Secondo me tra un po’ Silvia non si ritroverà in una frase dove dice che la scrittura serve a risarcire. “Tutti noi quando scriviamo ci regaliamo qualcosa che la vita ci ha negato o ci ha strappato via. Cerchiamo di tamponare un vuoto, di riempirlo con le parole. Ma ci riusciamo?”.

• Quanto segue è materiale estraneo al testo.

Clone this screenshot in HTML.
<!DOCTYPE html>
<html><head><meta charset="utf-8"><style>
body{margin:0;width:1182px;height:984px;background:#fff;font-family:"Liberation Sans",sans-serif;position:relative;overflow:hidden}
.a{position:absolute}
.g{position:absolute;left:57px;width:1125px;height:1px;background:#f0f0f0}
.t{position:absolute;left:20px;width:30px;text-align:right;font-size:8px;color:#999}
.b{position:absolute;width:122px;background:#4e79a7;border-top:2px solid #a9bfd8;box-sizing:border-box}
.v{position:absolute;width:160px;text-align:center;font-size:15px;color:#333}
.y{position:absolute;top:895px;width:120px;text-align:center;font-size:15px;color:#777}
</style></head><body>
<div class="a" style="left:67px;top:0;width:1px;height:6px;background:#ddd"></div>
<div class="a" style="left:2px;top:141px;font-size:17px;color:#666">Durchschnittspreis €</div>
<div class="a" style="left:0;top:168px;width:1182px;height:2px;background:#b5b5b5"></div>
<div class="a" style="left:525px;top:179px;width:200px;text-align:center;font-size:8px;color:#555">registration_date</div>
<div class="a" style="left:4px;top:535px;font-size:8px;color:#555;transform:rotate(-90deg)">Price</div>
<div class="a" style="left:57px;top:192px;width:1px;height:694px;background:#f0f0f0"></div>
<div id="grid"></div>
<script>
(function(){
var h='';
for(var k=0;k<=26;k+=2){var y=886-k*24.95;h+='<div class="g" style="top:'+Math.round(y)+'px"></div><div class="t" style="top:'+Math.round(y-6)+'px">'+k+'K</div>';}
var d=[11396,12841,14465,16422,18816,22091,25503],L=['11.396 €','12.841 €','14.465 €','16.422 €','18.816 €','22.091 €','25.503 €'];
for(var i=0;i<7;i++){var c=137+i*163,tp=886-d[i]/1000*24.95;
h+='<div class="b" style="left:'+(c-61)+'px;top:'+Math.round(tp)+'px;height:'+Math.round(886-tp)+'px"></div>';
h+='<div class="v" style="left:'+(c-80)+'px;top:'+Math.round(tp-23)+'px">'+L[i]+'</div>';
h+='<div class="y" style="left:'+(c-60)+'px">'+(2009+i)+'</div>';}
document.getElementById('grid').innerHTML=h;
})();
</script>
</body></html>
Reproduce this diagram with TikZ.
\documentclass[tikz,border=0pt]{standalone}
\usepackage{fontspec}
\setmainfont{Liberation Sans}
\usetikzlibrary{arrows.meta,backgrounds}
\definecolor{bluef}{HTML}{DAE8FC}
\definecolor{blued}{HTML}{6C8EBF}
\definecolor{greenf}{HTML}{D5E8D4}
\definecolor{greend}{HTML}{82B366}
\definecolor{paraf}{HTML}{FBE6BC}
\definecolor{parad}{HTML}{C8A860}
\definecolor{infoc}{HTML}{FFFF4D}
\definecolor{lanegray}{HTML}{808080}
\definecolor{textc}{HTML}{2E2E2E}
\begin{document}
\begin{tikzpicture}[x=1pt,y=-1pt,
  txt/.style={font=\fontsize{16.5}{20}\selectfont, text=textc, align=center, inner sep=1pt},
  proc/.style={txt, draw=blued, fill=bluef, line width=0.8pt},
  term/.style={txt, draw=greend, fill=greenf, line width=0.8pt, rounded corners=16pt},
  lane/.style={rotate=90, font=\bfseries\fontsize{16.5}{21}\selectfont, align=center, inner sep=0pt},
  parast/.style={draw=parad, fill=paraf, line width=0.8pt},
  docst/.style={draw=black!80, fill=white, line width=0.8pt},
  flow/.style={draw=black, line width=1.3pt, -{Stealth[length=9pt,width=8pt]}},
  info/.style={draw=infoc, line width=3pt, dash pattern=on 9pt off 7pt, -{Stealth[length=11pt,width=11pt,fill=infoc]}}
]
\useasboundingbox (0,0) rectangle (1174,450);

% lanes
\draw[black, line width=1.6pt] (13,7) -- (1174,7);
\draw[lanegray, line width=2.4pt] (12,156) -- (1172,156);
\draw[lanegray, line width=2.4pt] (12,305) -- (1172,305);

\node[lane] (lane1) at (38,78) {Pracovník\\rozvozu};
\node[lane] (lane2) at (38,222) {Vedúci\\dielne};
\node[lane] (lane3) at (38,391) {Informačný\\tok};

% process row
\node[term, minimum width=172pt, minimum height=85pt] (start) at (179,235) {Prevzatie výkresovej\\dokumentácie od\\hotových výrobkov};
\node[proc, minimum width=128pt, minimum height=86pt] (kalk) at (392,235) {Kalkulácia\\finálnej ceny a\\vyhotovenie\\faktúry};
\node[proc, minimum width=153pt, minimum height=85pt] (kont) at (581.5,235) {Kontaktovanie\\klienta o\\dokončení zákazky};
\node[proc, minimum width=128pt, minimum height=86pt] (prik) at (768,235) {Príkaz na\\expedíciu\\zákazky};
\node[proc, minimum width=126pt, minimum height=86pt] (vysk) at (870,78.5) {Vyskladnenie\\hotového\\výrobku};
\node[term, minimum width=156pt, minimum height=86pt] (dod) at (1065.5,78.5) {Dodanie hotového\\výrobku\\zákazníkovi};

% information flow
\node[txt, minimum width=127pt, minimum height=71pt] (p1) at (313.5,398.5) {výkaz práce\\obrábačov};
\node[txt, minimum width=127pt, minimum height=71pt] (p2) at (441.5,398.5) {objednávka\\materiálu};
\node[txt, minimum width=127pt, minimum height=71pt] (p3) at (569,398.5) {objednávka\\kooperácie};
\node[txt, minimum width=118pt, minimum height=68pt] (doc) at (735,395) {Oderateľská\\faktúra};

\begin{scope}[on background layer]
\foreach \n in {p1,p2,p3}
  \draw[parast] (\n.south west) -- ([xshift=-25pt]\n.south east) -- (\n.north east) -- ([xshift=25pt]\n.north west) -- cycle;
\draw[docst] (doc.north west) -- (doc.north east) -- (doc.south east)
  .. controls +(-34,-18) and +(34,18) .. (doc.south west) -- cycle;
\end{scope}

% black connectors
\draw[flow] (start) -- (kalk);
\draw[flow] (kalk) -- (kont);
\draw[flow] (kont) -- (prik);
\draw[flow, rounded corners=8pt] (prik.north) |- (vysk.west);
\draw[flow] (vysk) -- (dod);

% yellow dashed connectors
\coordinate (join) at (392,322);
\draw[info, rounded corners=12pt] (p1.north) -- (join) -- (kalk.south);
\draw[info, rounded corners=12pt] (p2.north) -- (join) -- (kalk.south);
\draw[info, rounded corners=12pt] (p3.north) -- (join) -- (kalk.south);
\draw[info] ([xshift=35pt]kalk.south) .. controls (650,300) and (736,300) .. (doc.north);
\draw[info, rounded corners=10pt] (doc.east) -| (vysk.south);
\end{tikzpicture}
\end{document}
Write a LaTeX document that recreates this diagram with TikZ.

No, Silvia, quel “tutti” non va bene. Da quel “tutti” io sono fuori. Non mi ci ritrovo in quel “tamponare” “riempire vuoti”. Un libro non riempie la vita vuota di uno scrittore come un figlio non riempie la vita vuota di una donna. La vita nasce sempre come dono. “Dare alla luce” è un modo di dire che serve sia per parlare di un figlio che di un progetto. La vita è così, è sempre feconda. Fa vedere meglio quello che già c’era. Non dovremmo compiere gesti per tamponare buchi o riempire vuoti e quando accade dovremmo sapere che avviene nostro malgrado. Che così non va bene. Che prima o poi quella cosa dovrà cambiare. Vivere vuol dire sempre completare, portare a compimento, donare e arricchire ciò che è già esistente, vivo e ricco. La scrittura è per me come la madre che Silvia desidera essere.
La scrittura fa nascere storie mentre le racconta e non può essere egoista e colmatrice di vuoti perché in quel modo quei vuoti non si riescono mai a tamponare.
Mi piace, del pezzo di Silvia Avallone, il finale in cui dice che “le parole che sono già state inventate, in questo momento non reggono il confronto con le cose”. È vero, le opere, le cose, sono vita, e scoprire che più la vita si fa “densa” più le parole non bastano, è una bella cosa. Anche se questa è proprio la sfida di ogni scrittore vero: trovare parole che contengono le cose nuove di ogni giorno.